◆ **Written exercise**
Report how many lines in the listing below include the word "chart". Write nothing besides the number.
-- Start --
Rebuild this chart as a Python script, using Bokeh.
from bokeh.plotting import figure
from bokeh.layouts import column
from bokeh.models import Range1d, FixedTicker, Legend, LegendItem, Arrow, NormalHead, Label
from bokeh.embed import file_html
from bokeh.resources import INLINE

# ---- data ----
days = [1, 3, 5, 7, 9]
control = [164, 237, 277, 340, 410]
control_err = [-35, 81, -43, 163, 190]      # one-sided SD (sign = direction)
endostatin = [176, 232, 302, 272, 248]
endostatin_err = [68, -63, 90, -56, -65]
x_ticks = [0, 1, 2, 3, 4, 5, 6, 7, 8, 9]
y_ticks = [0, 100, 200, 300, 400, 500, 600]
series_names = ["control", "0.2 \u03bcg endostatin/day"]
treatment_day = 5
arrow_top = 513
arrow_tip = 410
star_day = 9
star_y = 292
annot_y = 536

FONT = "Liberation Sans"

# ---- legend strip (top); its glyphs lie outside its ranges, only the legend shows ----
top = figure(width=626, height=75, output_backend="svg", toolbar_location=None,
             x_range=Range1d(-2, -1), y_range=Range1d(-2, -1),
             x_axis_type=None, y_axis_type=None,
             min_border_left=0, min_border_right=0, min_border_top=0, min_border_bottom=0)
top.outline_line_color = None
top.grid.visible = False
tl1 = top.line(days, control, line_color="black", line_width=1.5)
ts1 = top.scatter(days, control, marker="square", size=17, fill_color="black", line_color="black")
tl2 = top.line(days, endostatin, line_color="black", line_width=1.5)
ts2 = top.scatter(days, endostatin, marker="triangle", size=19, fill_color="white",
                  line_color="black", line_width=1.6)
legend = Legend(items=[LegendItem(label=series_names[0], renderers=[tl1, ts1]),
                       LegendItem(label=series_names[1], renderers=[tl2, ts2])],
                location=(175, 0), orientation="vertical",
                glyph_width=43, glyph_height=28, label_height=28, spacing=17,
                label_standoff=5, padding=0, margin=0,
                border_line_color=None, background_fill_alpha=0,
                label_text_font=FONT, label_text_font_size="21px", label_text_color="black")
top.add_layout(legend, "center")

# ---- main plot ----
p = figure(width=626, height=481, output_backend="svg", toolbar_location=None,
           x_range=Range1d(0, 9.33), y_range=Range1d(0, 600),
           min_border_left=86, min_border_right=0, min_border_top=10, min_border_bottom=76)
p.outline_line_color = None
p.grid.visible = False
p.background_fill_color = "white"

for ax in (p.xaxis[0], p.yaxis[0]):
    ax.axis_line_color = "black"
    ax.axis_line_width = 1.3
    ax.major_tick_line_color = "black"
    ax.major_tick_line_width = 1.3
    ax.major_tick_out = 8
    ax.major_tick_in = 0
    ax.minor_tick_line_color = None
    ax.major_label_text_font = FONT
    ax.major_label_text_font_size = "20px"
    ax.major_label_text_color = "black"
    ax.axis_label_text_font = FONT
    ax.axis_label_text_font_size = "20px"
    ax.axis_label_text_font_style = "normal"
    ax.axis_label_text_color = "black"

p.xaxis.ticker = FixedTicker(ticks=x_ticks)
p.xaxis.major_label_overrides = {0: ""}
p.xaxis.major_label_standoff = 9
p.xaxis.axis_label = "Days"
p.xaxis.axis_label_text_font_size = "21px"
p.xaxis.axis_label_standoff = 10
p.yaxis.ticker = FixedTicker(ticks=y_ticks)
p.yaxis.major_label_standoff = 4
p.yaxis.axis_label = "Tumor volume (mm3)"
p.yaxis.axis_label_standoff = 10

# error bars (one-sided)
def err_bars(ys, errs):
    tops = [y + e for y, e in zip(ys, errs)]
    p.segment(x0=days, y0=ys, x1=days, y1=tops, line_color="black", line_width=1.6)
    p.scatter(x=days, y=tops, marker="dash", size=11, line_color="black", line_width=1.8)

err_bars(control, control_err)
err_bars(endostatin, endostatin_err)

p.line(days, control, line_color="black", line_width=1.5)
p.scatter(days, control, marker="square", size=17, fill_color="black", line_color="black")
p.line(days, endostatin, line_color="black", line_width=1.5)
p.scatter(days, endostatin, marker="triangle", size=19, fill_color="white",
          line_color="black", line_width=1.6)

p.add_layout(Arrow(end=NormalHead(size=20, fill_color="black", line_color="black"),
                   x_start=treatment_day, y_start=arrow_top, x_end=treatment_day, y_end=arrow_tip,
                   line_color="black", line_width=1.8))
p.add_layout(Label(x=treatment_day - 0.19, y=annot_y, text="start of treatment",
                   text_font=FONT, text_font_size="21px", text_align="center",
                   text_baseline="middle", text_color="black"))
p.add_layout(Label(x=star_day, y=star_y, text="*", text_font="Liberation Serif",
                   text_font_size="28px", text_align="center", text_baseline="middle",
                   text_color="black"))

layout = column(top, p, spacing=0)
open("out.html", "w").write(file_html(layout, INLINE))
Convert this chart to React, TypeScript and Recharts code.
-- End --
◆ **Completed task**
2